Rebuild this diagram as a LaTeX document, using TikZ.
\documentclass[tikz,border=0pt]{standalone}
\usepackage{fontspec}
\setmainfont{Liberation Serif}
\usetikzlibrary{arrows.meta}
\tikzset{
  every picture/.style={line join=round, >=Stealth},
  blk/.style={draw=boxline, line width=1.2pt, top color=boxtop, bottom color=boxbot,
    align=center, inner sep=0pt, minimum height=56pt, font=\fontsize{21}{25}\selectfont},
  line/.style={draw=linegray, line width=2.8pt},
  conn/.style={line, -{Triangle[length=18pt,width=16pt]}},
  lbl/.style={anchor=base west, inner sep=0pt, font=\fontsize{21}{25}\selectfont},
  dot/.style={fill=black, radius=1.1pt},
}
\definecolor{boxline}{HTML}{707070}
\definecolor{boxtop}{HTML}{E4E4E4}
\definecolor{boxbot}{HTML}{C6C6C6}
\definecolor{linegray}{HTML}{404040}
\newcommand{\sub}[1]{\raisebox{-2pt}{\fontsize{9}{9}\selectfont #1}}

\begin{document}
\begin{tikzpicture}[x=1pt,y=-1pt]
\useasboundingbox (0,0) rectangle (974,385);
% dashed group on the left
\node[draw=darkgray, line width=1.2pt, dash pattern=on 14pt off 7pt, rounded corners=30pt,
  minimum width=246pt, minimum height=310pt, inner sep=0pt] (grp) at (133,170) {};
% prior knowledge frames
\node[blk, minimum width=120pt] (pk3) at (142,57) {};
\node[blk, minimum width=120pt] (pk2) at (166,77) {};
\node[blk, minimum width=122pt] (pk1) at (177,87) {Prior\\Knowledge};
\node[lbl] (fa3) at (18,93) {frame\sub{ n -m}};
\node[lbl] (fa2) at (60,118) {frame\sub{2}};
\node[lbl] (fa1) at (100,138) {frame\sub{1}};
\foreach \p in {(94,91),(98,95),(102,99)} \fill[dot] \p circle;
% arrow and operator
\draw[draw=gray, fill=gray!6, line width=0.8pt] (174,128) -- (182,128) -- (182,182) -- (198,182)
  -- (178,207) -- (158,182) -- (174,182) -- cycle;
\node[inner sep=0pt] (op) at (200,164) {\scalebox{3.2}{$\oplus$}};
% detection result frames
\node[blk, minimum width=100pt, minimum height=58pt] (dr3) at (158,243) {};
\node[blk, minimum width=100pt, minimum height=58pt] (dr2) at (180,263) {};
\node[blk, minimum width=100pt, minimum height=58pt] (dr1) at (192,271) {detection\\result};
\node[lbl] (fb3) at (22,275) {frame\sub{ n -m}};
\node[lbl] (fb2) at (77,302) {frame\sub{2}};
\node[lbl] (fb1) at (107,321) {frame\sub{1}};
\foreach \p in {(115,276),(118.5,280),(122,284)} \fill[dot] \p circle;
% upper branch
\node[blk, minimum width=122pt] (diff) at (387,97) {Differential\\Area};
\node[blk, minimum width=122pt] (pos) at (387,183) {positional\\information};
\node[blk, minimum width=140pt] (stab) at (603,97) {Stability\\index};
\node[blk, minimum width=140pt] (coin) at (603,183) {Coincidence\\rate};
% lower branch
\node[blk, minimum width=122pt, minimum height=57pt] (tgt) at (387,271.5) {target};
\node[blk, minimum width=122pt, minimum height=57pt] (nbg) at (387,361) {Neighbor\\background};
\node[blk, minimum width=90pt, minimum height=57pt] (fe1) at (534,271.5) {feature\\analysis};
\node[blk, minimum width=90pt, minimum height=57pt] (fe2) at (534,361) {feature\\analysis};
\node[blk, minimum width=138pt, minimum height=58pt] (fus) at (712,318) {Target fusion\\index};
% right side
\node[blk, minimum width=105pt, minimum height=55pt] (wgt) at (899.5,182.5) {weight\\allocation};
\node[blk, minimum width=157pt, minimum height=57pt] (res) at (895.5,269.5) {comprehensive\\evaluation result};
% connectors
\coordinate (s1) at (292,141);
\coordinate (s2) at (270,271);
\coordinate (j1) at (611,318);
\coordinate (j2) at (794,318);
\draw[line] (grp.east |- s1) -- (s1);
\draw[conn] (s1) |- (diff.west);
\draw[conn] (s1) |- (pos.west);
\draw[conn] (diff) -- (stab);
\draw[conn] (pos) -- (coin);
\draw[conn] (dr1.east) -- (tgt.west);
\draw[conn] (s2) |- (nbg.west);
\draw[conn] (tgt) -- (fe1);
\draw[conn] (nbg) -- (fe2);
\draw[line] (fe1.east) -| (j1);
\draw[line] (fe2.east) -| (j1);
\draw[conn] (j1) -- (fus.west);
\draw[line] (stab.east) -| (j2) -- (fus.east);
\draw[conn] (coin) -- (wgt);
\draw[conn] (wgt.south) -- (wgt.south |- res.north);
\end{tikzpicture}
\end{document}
■ ■ ■ ■ ■ ■ ■
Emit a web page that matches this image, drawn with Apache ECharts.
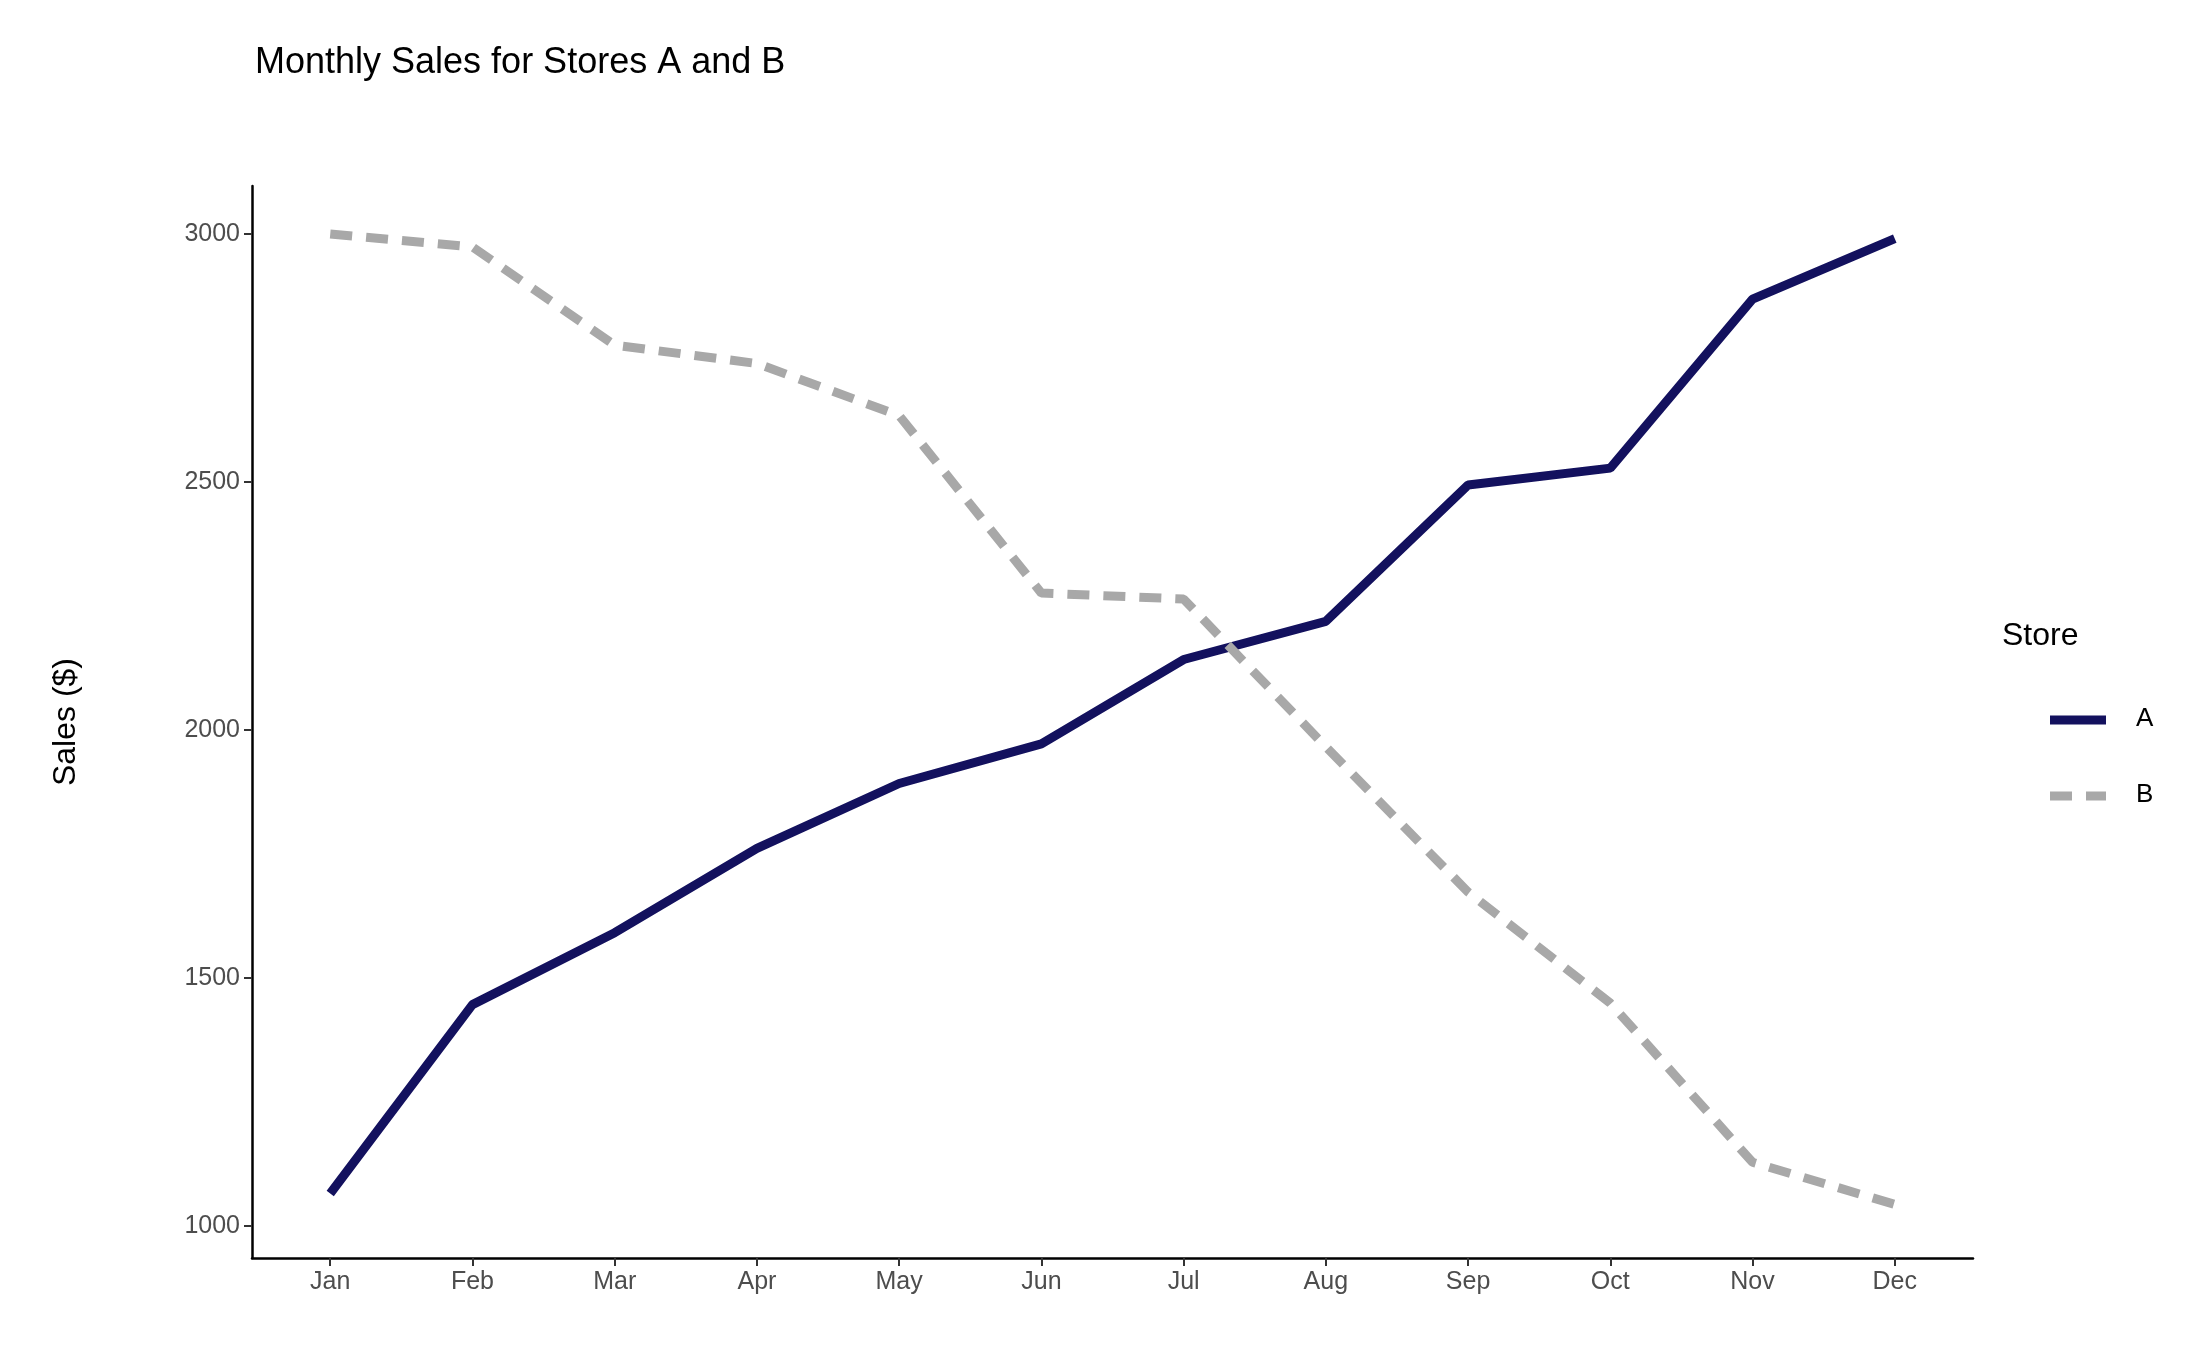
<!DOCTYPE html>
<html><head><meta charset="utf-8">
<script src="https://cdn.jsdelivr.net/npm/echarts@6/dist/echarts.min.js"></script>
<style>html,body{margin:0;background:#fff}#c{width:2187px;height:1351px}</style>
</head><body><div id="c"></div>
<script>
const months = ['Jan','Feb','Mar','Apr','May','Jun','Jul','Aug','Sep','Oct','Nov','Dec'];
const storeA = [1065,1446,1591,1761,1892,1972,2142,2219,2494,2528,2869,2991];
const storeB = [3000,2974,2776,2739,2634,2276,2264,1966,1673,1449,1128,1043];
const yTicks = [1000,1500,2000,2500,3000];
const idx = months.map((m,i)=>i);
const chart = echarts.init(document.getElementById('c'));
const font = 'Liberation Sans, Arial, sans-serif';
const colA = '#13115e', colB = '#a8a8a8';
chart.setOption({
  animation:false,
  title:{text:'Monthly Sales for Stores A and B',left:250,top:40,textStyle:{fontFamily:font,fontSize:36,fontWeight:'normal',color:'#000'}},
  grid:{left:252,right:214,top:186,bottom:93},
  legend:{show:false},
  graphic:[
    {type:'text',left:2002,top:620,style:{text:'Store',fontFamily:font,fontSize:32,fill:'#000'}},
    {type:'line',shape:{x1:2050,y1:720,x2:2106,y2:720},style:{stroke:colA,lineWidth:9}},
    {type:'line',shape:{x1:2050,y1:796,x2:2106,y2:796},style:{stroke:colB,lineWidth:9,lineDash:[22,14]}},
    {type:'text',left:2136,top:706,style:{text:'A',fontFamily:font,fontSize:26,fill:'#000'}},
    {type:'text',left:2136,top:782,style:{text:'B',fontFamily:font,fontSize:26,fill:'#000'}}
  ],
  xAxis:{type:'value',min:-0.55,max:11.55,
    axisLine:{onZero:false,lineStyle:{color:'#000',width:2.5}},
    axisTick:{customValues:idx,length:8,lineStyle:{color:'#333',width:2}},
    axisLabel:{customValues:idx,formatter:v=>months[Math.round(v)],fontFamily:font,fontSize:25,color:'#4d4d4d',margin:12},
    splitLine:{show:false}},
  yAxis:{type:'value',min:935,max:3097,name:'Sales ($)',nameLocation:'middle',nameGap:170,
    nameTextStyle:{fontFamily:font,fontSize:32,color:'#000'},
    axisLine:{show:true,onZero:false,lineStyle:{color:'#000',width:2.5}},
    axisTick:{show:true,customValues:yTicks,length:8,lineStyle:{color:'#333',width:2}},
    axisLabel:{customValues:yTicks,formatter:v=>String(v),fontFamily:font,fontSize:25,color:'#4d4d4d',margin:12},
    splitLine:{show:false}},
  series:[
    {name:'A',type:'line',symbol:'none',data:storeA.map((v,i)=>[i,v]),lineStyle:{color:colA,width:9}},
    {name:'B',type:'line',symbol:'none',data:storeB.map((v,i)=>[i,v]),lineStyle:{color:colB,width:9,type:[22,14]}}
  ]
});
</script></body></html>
■ ■ ■ ■ ■ ■ ■
Output a single number: how many lines contain the word "this".

§ Expected answer
2